Saturday, July 24, 2010

The End of Certain Things

Certain things must go. It's what happens when you move. Certain things don't make the cut and this we call purging. We call it cleansing; we call it de-cluttering--simplifying.

For instance, Tiffany has decreed that my "Kiss" poster will not make the walls of our new apartment. I bought this poster in the West Village when I was in graduate school. It's a photograph by Tanya Chalkin and it shows two women, lying on their sides in bed wearing t-shirts and underwear, locked in a soft-looking kiss. When I was growing up, I had Albert Einstein hanging on my bedroom wall. Putting the "Kiss" poster up for the first time felt long over-due. And now, apparently, it's long over-done. Although it was demoted to the back of a closet door immediately after Tiffany and I moved in together, it is being demoted further still--to the curb. This is okay.

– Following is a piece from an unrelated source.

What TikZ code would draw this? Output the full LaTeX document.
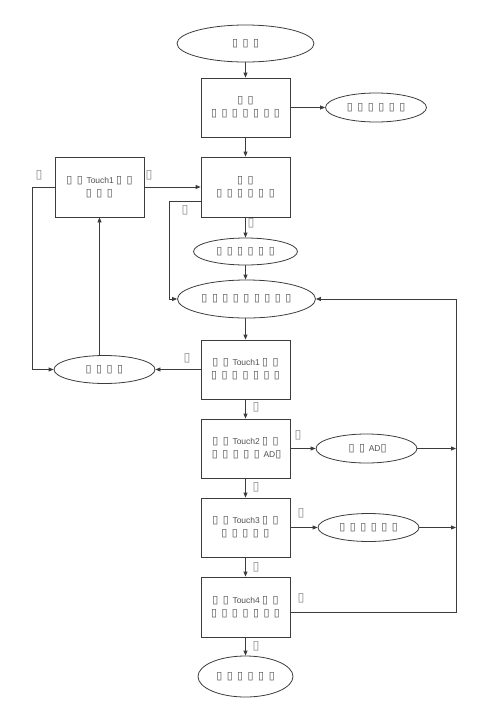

Some other items aren't making the move either. For instance, we are parting with a few of the surprising number of Audrey Hepburn prints we acquired after people discovered we loved the movie "Breakfast at Tiffany's." Likewise, it's time to say good-bye to the copy of Matisse's "Blue Nude II" that hung on my dorm room wall (approved for tucking-away, however, are the hand-drawn "Blue Nude II"s that I, my brother and various of my friends made in a spontaneous "who-can-draw-the-best" competition held in that dorm room). On a somewhat grander scale, we will also be relinquishing one of the two 1970s-era chairs that Tiffany's sister bought at Goodwill (unfortunately, the one most likely to go--because of the gigantic gash in its fabric--is also the most attractive. It has several colors in a rectangular pattern making it "funky" while the other one is merely orange).

I can purge with the best. Stuff is just stuff, after all. Except some stuff isn't. Like the cigar box with tiny corked glass vials containing bits of flowers (my grandfather and grandmother collected those bits in the 1940s on a cross-country road trip for his PhD research). Or the little hand-made turtle, frog, fish, butterfly and chicken bobble-heads that line our desk (my mom has sent me those over the years in tissue-wrapped packages stuffed with good-smelling candles and chocolate bars). Or the wooden heart that my friend Robert's father carved. Or the glittery, miniature ruby-red slipper my dad gave me (I grew up in Kansas). In the end, we make room for clutter like this because it means a new apartment is now home.

Certain things must go. Other things must be carried.